▶ Work to be completed:
No pictures go into the copy. Write out exactly the lines below from the one containing "Generate a web" through the one containing "const fmt = v".

▶ Source material:
◆ ◆ ◆ ◆ ◆ ◆ ◆

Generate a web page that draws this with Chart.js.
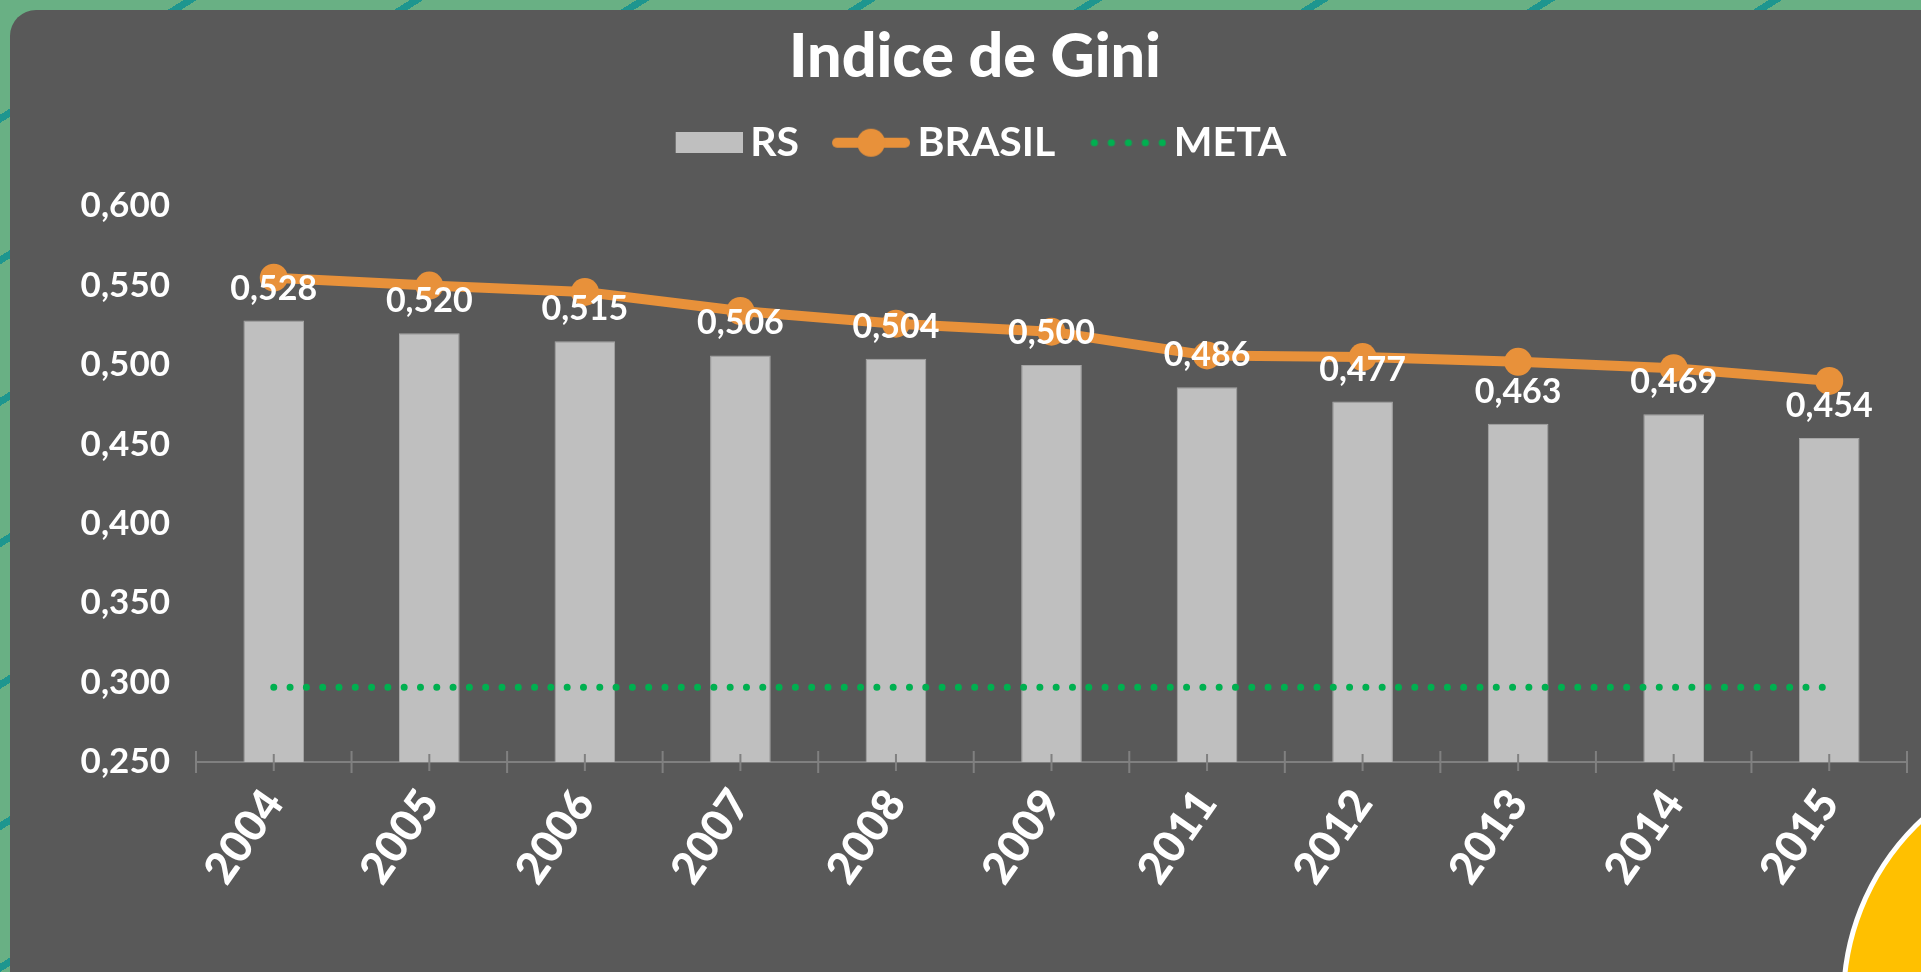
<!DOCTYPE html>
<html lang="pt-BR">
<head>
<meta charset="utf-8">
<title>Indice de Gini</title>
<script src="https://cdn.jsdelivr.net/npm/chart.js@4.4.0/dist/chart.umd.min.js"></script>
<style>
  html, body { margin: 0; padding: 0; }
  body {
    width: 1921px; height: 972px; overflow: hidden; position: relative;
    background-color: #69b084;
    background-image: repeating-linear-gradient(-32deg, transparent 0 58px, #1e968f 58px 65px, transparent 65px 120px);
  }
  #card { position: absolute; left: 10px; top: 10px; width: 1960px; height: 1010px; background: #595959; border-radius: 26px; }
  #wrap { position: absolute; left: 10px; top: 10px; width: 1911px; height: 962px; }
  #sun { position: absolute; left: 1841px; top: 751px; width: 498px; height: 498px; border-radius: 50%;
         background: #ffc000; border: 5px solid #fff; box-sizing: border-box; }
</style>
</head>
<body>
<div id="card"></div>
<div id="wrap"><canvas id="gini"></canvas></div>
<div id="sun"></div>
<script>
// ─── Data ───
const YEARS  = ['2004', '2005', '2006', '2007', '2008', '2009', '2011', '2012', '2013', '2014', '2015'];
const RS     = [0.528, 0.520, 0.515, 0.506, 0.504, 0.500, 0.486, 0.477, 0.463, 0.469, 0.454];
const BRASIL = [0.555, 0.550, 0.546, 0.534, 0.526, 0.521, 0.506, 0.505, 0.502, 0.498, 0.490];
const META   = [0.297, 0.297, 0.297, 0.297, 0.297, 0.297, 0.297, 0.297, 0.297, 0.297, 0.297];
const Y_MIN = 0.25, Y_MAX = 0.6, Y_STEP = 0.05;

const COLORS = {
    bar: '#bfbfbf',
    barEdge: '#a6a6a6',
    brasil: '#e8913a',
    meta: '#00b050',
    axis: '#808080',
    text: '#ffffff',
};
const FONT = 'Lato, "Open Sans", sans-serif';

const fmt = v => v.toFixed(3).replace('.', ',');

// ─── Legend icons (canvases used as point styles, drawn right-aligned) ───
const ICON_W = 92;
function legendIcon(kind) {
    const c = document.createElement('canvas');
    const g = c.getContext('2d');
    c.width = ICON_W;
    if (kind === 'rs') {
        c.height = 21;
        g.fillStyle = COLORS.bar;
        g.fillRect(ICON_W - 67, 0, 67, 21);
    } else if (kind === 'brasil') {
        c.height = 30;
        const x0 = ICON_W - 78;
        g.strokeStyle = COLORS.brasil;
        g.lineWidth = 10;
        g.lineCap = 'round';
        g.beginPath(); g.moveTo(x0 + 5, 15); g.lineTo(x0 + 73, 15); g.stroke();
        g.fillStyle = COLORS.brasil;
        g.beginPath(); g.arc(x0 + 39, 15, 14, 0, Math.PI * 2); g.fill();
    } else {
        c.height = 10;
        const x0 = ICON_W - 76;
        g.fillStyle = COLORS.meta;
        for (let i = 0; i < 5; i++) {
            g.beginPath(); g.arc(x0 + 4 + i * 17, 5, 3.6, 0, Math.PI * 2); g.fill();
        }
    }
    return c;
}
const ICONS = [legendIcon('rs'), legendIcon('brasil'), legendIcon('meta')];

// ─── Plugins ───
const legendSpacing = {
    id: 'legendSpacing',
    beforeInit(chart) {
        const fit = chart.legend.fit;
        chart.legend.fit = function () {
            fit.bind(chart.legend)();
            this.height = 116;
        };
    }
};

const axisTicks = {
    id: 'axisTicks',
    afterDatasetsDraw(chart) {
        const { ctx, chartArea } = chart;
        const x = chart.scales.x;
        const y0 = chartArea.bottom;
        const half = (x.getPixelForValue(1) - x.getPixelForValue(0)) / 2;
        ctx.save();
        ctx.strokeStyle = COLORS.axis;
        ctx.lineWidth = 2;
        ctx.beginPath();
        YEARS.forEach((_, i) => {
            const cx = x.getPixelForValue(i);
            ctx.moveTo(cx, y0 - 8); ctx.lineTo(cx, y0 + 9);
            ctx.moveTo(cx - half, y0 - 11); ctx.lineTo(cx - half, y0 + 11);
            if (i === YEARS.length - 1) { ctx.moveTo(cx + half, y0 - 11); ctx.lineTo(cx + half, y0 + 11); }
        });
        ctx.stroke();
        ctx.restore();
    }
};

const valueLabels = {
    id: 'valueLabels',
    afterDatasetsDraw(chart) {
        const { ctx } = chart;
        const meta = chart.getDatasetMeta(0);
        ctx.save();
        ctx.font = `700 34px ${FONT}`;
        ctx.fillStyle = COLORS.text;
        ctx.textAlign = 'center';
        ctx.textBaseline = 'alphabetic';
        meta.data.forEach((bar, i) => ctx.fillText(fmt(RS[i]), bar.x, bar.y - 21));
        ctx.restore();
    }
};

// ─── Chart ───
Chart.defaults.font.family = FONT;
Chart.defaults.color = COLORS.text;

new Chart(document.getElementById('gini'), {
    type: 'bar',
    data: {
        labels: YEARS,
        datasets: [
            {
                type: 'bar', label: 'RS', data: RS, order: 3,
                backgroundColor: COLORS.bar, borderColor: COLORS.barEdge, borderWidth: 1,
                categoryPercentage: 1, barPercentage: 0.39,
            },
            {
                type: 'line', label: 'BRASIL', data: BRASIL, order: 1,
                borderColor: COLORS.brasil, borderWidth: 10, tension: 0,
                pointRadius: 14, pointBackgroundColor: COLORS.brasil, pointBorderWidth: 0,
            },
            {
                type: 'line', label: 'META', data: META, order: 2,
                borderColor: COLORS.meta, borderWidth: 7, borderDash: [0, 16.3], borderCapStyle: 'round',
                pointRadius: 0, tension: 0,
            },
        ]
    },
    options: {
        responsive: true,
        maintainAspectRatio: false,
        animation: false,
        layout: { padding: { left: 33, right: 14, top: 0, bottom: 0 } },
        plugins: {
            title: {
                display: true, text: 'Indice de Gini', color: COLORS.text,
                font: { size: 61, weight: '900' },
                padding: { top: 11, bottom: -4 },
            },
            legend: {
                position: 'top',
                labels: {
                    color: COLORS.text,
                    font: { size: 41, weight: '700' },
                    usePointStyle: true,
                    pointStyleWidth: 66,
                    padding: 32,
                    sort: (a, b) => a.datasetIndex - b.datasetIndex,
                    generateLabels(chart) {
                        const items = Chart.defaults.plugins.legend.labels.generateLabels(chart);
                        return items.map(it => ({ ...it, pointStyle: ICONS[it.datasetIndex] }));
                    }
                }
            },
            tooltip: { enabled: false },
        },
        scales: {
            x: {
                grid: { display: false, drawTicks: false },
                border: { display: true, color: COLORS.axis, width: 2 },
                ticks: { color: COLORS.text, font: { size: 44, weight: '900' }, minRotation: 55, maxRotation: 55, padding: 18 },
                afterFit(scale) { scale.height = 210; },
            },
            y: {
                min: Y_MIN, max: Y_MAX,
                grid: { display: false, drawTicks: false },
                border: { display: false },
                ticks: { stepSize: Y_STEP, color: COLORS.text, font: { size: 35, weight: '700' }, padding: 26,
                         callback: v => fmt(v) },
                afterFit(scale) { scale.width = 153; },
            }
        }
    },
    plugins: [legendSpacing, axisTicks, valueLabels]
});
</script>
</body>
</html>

◆ ◆ ◆ ◆ ◆ ◆ ◆

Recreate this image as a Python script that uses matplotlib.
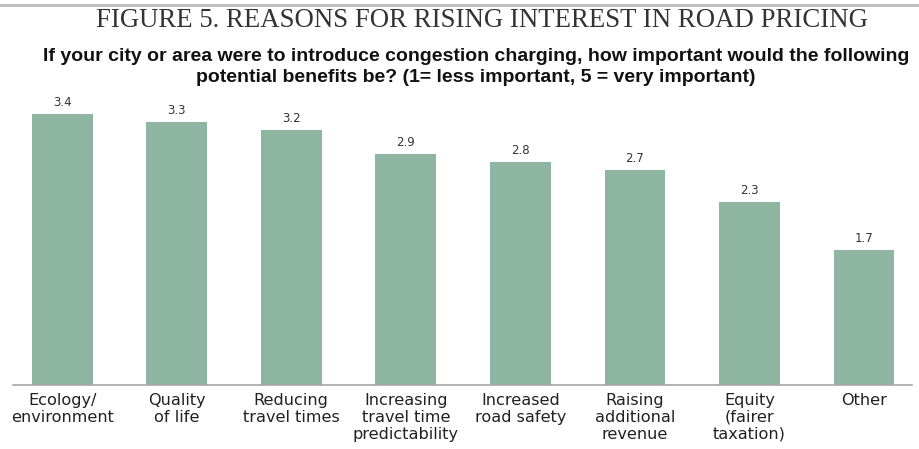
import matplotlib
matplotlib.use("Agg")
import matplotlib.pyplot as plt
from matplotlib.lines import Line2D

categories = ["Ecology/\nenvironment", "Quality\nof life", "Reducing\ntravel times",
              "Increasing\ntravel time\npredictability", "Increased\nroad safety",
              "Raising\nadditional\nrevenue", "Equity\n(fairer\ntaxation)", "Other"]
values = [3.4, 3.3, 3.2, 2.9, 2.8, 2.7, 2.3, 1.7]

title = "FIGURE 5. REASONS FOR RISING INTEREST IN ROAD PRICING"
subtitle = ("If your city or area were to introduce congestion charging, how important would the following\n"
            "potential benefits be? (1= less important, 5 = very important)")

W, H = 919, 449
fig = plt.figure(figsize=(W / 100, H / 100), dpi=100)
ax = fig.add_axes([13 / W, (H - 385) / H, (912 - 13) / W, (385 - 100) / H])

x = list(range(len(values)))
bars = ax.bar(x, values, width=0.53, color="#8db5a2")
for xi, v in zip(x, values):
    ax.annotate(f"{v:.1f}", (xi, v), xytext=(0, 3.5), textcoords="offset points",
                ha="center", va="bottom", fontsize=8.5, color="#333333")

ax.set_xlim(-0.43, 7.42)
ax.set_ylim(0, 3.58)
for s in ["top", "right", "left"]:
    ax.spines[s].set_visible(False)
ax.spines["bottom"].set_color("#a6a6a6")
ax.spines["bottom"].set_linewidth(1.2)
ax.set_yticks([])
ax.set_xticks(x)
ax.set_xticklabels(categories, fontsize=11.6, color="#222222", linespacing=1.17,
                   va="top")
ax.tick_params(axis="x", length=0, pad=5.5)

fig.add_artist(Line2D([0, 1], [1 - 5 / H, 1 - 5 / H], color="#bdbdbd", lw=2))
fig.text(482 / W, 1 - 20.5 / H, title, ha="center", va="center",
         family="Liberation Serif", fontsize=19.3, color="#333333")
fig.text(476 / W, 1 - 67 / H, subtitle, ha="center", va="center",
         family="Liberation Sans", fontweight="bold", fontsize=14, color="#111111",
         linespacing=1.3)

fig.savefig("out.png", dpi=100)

◆ ◆ ◆ ◆ ◆ ◆ ◆

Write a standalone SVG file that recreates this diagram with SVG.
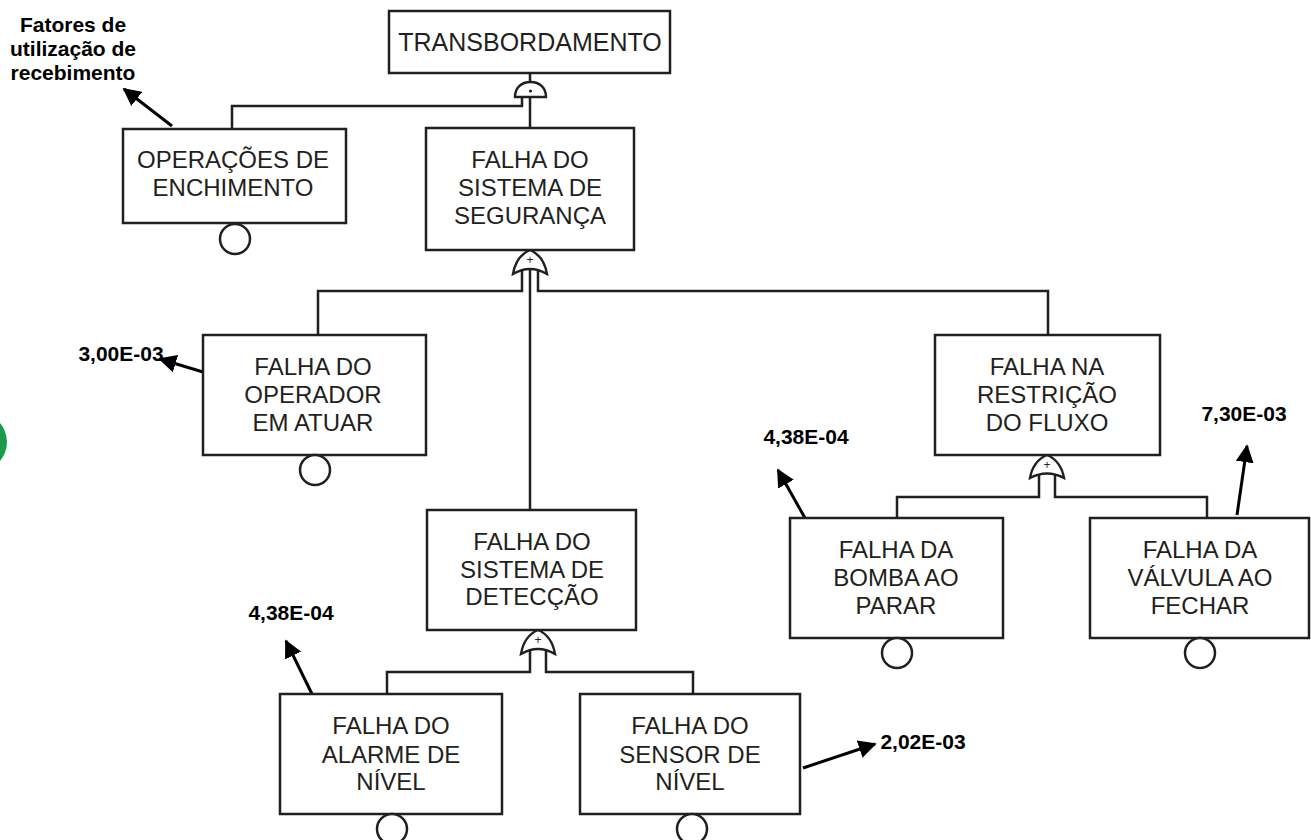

◆ ◆ ◆ ◆ ◆ ◆ ◆

▶ Full answer:
Generate a web page that draws this with Chart.js.
<!DOCTYPE html>
<html lang="pt-BR">
<head>
<meta charset="utf-8">
<title>Indice de Gini</title>
<script src="https://cdn.jsdelivr.net/npm/chart.js@4.4.0/dist/chart.umd.min.js"></script>
<style>
  html, body { margin: 0; padding: 0; }
  body {
    width: 1921px; height: 972px; overflow: hidden; position: relative;
    background-color: #69b084;
    background-image: repeating-linear-gradient(-32deg, transparent 0 58px, #1e968f 58px 65px, transparent 65px 120px);
  }
  #card { position: absolute; left: 10px; top: 10px; width: 1960px; height: 1010px; background: #595959; border-radius: 26px; }
  #wrap { position: absolute; left: 10px; top: 10px; width: 1911px; height: 962px; }
  #sun { position: absolute; left: 1841px; top: 751px; width: 498px; height: 498px; border-radius: 50%;
         background: #ffc000; border: 5px solid #fff; box-sizing: border-box; }
</style>
</head>
<body>
<div id="card"></div>
<div id="wrap"><canvas id="gini"></canvas></div>
<div id="sun"></div>
<script>
// ─── Data ───
const YEARS  = ['2004', '2005', '2006', '2007', '2008', '2009', '2011', '2012', '2013', '2014', '2015'];
const RS     = [0.528, 0.520, 0.515, 0.506, 0.504, 0.500, 0.486, 0.477, 0.463, 0.469, 0.454];
const BRASIL = [0.555, 0.550, 0.546, 0.534, 0.526, 0.521, 0.506, 0.505, 0.502, 0.498, 0.490];
const META   = [0.297, 0.297, 0.297, 0.297, 0.297, 0.297, 0.297, 0.297, 0.297, 0.297, 0.297];
const Y_MIN = 0.25, Y_MAX = 0.6, Y_STEP = 0.05;

const COLORS = {
    bar: '#bfbfbf',
    barEdge: '#a6a6a6',
    brasil: '#e8913a',
    meta: '#00b050',
    axis: '#808080',
    text: '#ffffff',
};
const FONT = 'Lato, "Open Sans", sans-serif';

const fmt = v => v.toFixed(3).replace('.', ',');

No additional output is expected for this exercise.